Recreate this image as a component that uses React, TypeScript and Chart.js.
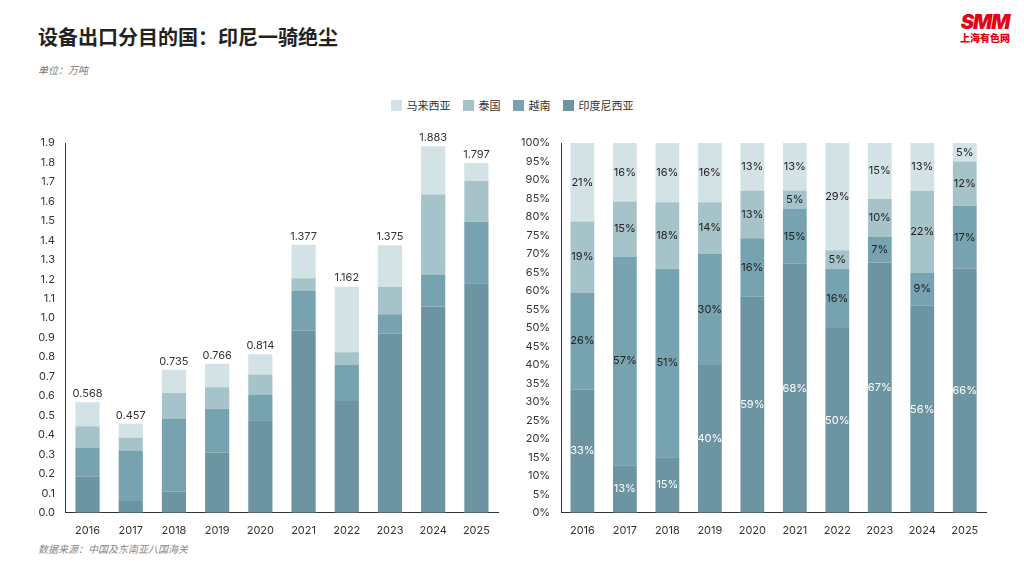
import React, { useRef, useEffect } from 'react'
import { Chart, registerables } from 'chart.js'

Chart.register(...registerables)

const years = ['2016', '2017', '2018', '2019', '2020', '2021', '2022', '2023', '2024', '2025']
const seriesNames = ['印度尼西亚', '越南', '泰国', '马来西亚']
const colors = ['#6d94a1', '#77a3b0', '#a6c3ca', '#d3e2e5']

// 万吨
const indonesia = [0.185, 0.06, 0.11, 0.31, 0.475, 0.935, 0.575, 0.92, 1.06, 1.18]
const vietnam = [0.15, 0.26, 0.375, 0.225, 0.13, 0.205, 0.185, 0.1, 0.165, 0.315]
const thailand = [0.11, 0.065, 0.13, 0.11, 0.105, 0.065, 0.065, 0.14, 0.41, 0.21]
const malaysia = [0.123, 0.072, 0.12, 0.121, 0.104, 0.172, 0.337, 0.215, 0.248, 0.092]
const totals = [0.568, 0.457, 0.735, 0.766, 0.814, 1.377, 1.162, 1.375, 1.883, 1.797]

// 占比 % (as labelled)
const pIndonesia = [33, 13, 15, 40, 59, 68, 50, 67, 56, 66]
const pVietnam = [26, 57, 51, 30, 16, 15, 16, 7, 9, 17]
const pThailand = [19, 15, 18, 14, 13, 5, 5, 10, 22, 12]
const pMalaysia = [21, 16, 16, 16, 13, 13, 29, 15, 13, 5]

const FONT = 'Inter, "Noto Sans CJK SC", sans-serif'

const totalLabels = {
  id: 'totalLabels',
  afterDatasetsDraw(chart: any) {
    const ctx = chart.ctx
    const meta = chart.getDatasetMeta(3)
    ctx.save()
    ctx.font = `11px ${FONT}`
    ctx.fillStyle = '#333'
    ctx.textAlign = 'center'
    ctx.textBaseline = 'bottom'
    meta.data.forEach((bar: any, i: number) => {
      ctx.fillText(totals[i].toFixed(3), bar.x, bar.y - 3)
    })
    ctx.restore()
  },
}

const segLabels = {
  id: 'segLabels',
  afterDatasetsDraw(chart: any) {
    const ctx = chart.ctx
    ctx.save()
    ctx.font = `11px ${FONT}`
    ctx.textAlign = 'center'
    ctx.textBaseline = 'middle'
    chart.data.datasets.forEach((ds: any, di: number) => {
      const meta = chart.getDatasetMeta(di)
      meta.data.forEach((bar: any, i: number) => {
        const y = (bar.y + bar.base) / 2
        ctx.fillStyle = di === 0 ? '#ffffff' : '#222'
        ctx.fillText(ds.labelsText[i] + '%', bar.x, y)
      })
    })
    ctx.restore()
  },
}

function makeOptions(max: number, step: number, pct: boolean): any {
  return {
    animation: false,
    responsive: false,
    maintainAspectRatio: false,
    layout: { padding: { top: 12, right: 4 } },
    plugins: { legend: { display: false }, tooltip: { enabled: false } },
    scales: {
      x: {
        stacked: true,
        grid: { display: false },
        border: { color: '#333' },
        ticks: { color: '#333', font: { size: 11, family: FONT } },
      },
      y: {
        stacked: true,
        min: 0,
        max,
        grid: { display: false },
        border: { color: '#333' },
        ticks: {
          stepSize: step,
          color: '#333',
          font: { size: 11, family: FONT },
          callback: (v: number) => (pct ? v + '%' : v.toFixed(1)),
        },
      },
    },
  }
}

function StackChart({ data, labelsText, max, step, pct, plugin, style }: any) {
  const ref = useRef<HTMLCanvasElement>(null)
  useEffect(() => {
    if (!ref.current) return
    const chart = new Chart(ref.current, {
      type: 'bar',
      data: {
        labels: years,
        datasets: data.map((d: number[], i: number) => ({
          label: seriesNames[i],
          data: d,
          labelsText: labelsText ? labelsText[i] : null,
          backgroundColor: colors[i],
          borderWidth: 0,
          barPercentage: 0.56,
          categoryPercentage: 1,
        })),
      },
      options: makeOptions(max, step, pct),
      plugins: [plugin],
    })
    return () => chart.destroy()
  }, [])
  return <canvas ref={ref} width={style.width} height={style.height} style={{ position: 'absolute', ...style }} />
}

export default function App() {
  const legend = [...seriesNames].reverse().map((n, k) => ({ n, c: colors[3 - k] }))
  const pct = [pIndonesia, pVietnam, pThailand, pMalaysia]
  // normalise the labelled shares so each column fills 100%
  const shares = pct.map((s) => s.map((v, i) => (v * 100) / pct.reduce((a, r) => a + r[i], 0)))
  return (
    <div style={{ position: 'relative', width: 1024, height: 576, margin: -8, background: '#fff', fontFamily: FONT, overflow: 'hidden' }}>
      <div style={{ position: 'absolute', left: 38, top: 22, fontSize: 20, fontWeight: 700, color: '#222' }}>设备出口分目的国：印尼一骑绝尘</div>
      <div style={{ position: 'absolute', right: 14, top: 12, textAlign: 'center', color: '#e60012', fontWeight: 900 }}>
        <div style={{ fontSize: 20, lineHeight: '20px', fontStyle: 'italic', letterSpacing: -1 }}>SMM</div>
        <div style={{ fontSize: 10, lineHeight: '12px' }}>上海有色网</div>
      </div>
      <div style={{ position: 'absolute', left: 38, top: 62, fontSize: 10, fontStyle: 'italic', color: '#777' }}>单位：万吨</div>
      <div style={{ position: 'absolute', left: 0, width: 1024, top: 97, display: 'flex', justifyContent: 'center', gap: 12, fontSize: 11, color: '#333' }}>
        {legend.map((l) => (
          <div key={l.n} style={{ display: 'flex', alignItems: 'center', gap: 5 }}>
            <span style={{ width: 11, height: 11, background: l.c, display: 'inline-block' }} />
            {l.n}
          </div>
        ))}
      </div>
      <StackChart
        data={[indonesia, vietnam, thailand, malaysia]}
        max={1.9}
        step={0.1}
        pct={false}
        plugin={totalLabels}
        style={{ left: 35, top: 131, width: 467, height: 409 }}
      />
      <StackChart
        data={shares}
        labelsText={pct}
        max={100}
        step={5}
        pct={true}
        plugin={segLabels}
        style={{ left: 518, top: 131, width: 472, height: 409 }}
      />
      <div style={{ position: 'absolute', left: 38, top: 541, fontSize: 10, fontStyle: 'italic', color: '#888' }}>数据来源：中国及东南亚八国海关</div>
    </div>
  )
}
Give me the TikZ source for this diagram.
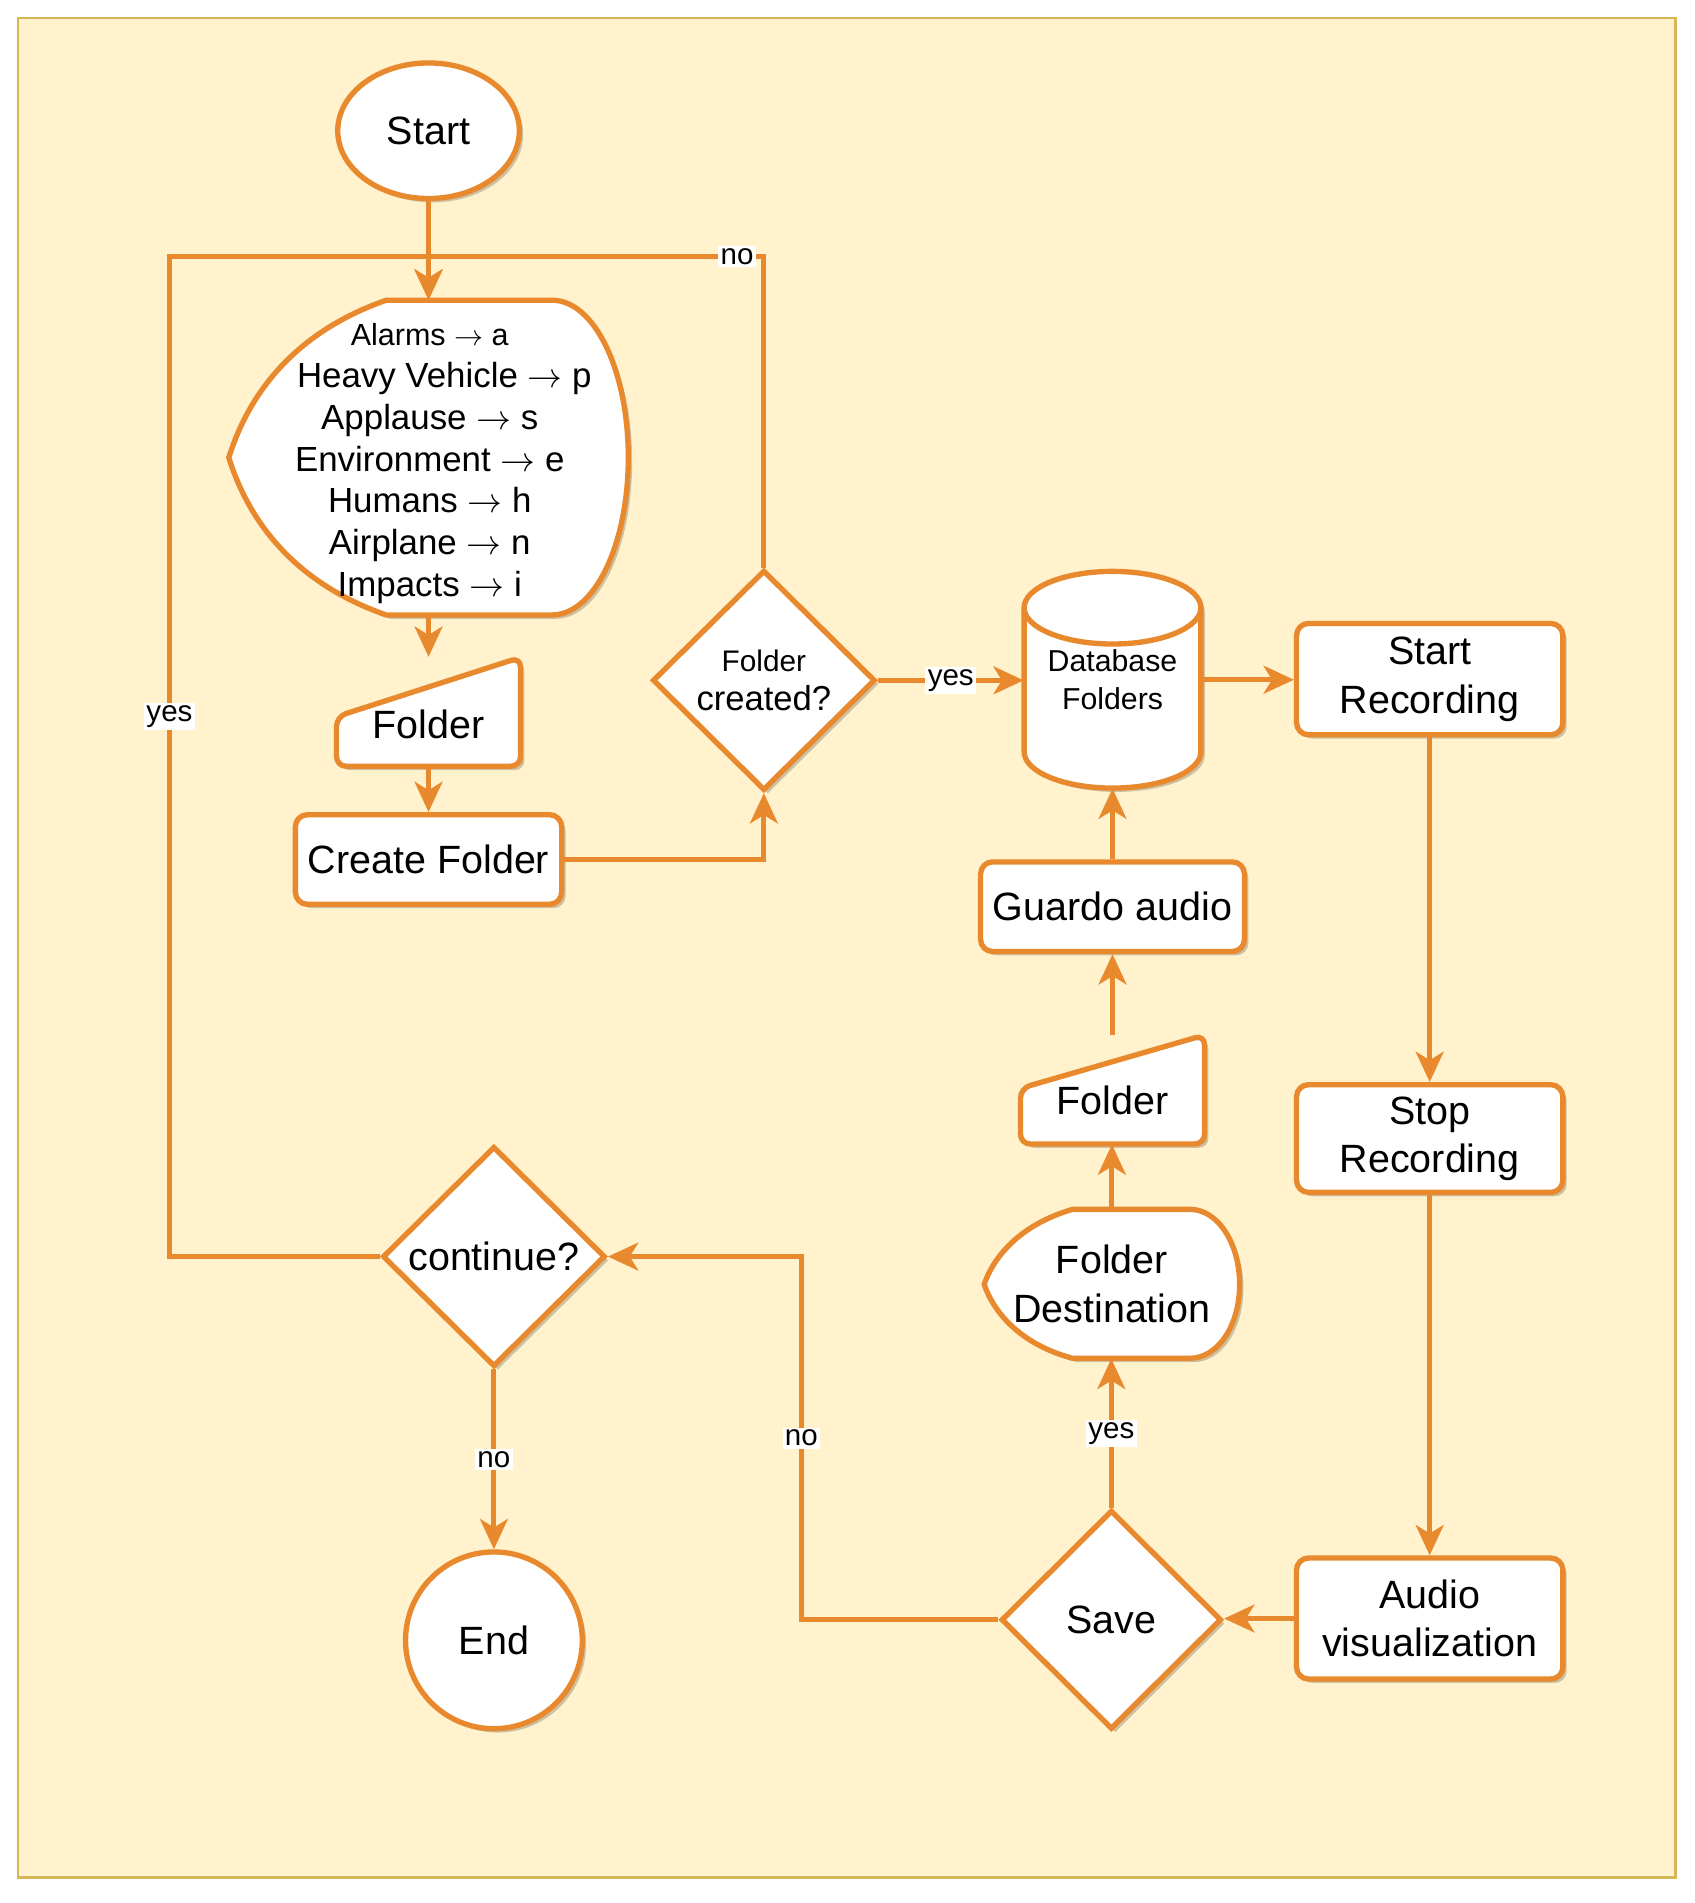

◆ ◆ ◆ ◆ ◆

◆ PROBLEM TO WORK ON
Only the lines from the top of the data through the line with "const colors = ['#6d94a1', '#77a3b0', '#a6c3ca', '#d3e2e5']" should be quoted, exactly and with both ends kept; skip the pictures.

◆ SOLUTION TO THE EXERCISE
Recreate this image as a component that uses React, TypeScript and Chart.js.
import React, { useRef, useEffect } from 'react'
import { Chart, registerables } from 'chart.js'

Chart.register(...registerables)

const years = ['2016', '2017', '2018', '2019', '2020', '2021', '2022', '2023', '2024', '2025']
const seriesNames = ['印度尼西亚', '越南', '泰国', '马来西亚']
const colors = ['#6d94a1', '#77a3b0', '#a6c3ca', '#d3e2e5']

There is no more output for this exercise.